4. Corrosion and chemical resistance
Unlike metal or bronze bearings, plastic bearings will never corrode and are resistant to most chemicals. They can be used in washdown, salt water, and caustic applications. Most metal rod ends are made from steel, which will certainly corrode. Stainless steel options are available, but at a much higher cost.
Plastic spherical bearings are 80% lighter than steel, which offers a number of advantages in a wide range of applications where weight reductions can offer benefits, including faster products or increased fuel efficiency.
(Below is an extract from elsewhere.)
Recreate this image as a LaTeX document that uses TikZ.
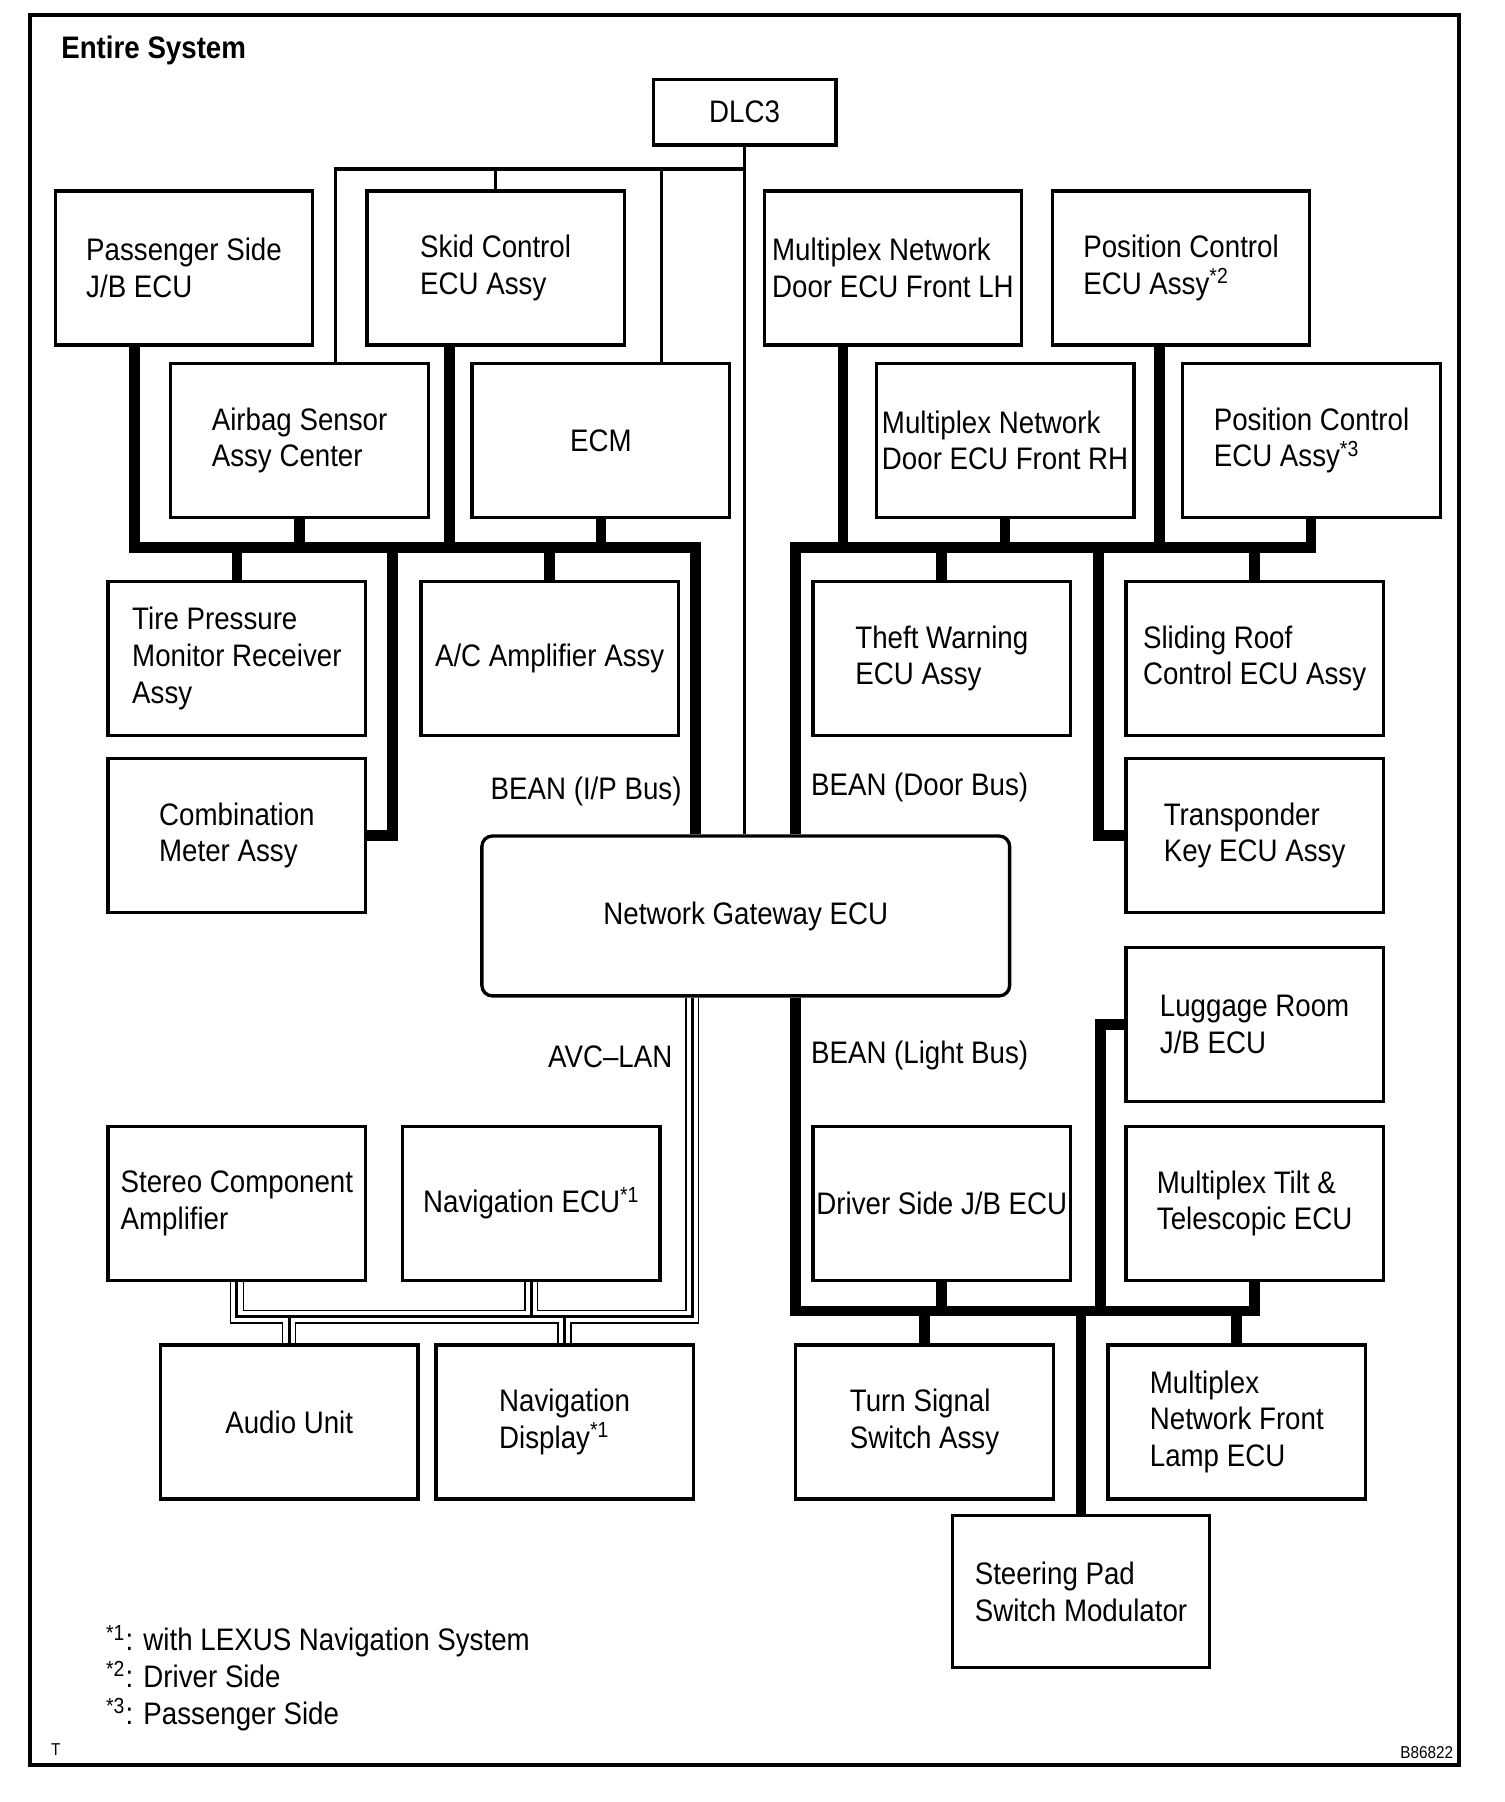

6. Predictable lifespan and wear rates
With the igus Expert System online tool, users can enter their maximum loads, speeds, temperatures, and shaft and housing materials, which then prompts the system to calculate the appropriate plastic bearing and its expected lifetime, based on decades of real-world testing.
An endurance test was run to measure the wear rates of a steel spherical bearing vs. an igus igubal EBRM-06 plastic spherical bearing. Both bearings were placed under loads between 10 and 20 lbs. (with vibrations) over the year-long endurance test (approximately 6,500 running hours, 15,000 cycles per hour).
While the steel bearing failed completely at approximately 50 million cycles, the igubal bearing lasted throughout the entire test, approximately 97 million total cycles. After the completion of the test, the inner diameter of the igubal bearing was measured by a pin gauge test to be 6.0 (moves) – 6.1 (sticks).
Plastic spherical bearings can replace steel or bronze bearings in almost any application. They not only cost less, but reduce maintenance and installation costs. By making the switch to plastic bearings, you can reduce the threat of bearing failure, and instead, concentrate on the more important parts of your application.